**Objective:**
Write out again, exactly as they appear, the lines from the line with "What TikZ code" through the line with "minimum width=264pt, minimum". Do not include any pictures.

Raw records
-.-.-

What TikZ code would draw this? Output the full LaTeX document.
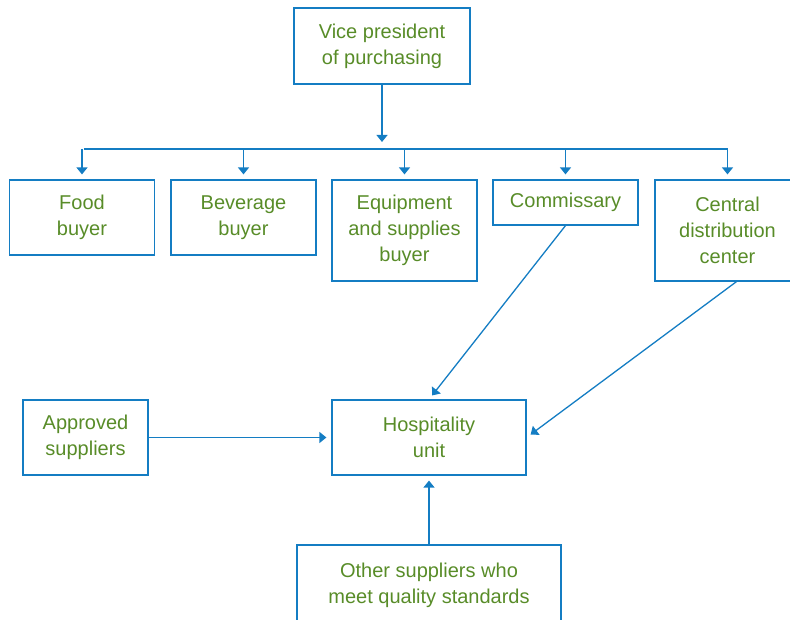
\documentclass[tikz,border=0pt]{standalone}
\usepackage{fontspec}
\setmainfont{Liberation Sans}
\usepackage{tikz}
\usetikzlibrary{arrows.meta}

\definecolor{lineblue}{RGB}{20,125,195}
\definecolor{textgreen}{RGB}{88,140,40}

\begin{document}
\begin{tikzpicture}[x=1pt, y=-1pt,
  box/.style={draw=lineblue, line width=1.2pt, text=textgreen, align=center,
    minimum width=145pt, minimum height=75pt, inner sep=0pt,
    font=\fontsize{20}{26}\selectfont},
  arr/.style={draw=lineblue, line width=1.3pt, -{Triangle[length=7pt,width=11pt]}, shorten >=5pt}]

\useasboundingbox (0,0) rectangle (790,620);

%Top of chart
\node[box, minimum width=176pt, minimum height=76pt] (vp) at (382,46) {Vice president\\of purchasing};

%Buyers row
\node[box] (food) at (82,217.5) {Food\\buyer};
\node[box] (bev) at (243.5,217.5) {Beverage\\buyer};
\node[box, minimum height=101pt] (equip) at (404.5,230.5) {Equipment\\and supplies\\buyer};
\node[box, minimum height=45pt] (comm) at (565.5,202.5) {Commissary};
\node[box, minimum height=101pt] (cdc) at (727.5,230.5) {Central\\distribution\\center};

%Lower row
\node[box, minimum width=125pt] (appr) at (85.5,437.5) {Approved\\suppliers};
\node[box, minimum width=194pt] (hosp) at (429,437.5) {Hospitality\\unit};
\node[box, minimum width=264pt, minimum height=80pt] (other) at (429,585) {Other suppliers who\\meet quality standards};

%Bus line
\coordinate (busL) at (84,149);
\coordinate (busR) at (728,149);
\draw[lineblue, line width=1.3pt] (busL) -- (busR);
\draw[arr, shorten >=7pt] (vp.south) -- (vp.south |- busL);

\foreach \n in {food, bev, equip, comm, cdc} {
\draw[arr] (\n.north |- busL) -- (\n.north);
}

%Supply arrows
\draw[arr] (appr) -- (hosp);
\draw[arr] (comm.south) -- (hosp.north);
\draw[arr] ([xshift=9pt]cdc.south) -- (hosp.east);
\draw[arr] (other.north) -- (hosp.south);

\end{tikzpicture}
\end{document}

-.-.-

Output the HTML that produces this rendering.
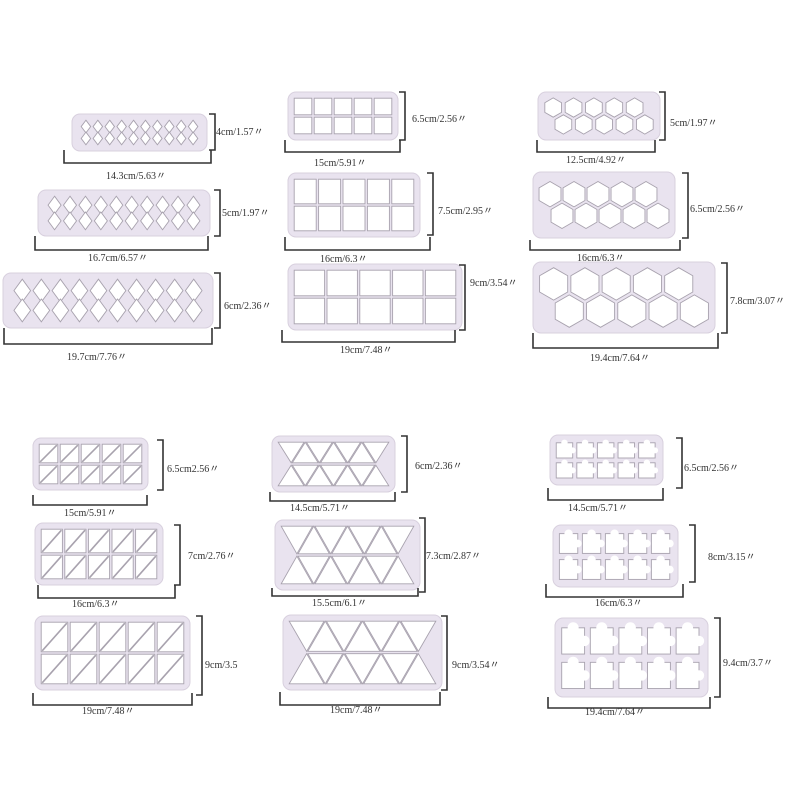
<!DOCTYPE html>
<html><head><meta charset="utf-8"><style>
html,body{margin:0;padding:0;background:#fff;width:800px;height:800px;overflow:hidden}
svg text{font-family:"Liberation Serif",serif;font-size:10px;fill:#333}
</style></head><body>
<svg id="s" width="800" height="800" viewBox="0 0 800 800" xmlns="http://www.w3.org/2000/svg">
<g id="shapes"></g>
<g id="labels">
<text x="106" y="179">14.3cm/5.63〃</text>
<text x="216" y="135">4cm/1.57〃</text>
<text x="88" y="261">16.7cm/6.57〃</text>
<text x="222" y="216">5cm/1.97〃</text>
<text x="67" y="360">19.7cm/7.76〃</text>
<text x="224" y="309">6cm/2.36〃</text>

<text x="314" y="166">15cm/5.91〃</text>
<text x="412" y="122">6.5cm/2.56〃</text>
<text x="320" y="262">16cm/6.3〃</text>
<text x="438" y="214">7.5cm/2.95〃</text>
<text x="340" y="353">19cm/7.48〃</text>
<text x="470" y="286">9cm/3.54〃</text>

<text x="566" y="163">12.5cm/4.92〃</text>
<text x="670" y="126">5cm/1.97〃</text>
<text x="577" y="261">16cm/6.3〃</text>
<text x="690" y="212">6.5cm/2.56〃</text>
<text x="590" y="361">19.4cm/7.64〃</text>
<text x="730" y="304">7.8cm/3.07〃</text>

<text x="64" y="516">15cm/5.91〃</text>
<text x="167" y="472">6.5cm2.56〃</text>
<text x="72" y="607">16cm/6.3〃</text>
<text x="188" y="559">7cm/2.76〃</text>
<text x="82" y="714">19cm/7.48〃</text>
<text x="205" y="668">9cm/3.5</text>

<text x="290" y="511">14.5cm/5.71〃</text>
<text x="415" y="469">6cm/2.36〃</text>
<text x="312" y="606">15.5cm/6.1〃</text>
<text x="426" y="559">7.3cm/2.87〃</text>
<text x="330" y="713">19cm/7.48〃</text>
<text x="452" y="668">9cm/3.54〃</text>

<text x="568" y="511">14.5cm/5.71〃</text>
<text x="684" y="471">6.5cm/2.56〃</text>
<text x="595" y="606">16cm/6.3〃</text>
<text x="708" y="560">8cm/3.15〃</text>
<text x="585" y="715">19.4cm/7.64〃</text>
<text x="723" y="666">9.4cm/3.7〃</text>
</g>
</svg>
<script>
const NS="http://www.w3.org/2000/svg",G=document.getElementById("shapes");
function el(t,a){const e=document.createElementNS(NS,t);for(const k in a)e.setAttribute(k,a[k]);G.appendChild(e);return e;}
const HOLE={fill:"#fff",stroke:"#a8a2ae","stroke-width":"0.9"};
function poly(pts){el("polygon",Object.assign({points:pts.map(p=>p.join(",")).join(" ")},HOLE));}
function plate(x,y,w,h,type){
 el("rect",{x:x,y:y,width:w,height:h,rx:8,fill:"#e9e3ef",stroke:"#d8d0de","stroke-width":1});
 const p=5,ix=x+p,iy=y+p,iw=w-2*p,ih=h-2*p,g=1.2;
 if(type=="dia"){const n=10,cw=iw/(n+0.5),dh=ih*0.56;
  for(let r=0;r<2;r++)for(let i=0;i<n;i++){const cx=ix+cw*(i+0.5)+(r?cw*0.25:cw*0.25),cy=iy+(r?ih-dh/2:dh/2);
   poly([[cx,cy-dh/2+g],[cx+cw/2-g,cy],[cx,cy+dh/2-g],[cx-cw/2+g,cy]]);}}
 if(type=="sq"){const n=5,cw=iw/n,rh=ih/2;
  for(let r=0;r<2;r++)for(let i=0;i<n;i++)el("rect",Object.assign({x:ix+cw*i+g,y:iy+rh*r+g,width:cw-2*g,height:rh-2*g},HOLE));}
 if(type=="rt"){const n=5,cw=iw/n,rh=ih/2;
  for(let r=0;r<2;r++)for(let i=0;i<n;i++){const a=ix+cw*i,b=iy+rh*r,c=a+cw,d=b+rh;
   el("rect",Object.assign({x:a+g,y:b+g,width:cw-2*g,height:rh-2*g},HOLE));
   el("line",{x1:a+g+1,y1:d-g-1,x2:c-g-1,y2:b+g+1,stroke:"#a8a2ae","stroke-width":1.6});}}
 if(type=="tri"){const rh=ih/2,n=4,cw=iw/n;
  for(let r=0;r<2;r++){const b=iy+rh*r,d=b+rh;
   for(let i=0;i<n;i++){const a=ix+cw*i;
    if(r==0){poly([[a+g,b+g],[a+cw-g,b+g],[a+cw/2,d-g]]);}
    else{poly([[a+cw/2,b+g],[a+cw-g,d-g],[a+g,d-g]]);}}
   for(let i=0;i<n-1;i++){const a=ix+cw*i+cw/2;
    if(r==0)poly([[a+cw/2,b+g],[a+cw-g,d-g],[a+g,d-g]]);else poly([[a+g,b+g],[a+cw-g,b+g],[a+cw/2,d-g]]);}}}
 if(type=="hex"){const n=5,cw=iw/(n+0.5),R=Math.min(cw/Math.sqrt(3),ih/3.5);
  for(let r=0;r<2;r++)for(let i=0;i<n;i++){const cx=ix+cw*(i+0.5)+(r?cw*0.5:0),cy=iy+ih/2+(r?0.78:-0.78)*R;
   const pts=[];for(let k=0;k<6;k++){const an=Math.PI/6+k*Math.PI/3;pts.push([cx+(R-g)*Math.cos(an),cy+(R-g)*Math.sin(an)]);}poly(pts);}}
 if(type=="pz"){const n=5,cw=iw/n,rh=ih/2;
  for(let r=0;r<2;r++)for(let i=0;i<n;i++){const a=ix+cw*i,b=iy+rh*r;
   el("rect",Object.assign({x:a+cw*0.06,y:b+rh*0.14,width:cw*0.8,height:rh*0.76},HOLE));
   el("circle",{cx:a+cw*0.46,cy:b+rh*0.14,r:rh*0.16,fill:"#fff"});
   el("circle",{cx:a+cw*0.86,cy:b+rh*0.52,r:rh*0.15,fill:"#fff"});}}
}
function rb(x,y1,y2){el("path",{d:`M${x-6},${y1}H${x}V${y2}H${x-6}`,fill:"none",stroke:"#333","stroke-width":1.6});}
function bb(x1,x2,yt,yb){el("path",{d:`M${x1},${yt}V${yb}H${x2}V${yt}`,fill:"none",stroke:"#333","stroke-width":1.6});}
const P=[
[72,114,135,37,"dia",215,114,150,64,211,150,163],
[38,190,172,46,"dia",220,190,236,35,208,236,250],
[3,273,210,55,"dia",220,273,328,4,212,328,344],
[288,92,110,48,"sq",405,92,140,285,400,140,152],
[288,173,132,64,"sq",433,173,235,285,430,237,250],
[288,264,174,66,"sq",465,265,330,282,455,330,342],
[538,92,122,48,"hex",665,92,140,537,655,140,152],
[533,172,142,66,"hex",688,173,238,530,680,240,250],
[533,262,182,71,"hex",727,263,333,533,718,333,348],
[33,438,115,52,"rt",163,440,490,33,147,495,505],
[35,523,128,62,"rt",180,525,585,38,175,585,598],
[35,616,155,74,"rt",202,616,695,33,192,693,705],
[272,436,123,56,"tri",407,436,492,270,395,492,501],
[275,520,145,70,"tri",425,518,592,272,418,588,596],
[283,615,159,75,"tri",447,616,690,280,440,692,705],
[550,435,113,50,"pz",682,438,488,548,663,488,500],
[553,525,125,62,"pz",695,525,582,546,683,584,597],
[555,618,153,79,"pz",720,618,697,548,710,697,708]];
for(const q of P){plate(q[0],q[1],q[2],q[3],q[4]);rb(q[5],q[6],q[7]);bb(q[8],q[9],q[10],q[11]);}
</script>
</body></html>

-.-.-

**Output of the task:**
What TikZ code would draw this? Output the full LaTeX document.
\documentclass[tikz,border=0pt]{standalone}
\usepackage{fontspec}
\setmainfont{Liberation Sans}
\usepackage{tikz}
\usetikzlibrary{arrows.meta}

\definecolor{lineblue}{RGB}{20,125,195}
\definecolor{textgreen}{RGB}{88,140,40}

\begin{document}
\begin{tikzpicture}[x=1pt, y=-1pt,
  box/.style={draw=lineblue, line width=1.2pt, text=textgreen, align=center,
    minimum width=145pt, minimum height=75pt, inner sep=0pt,
    font=\fontsize{20}{26}\selectfont},
  arr/.style={draw=lineblue, line width=1.3pt, -{Triangle[length=7pt,width=11pt]}, shorten >=5pt}]

\useasboundingbox (0,0) rectangle (790,620);

%Top of chart
\node[box, minimum width=176pt, minimum height=76pt] (vp) at (382,46) {Vice president\\of purchasing};

%Buyers row
\node[box] (food) at (82,217.5) {Food\\buyer};
\node[box] (bev) at (243.5,217.5) {Beverage\\buyer};
\node[box, minimum height=101pt] (equip) at (404.5,230.5) {Equipment\\and supplies\\buyer};
\node[box, minimum height=45pt] (comm) at (565.5,202.5) {Commissary};
\node[box, minimum height=101pt] (cdc) at (727.5,230.5) {Central\\distribution\\center};

%Lower row
\node[box, minimum width=125pt] (appr) at (85.5,437.5) {Approved\\suppliers};
\node[box, minimum width=194pt] (hosp) at (429,437.5) {Hospitality\\unit};
\node[box, minimum width=264pt, minimum height=80pt] (other) at (429,585) {Other suppliers who\\meet quality standards};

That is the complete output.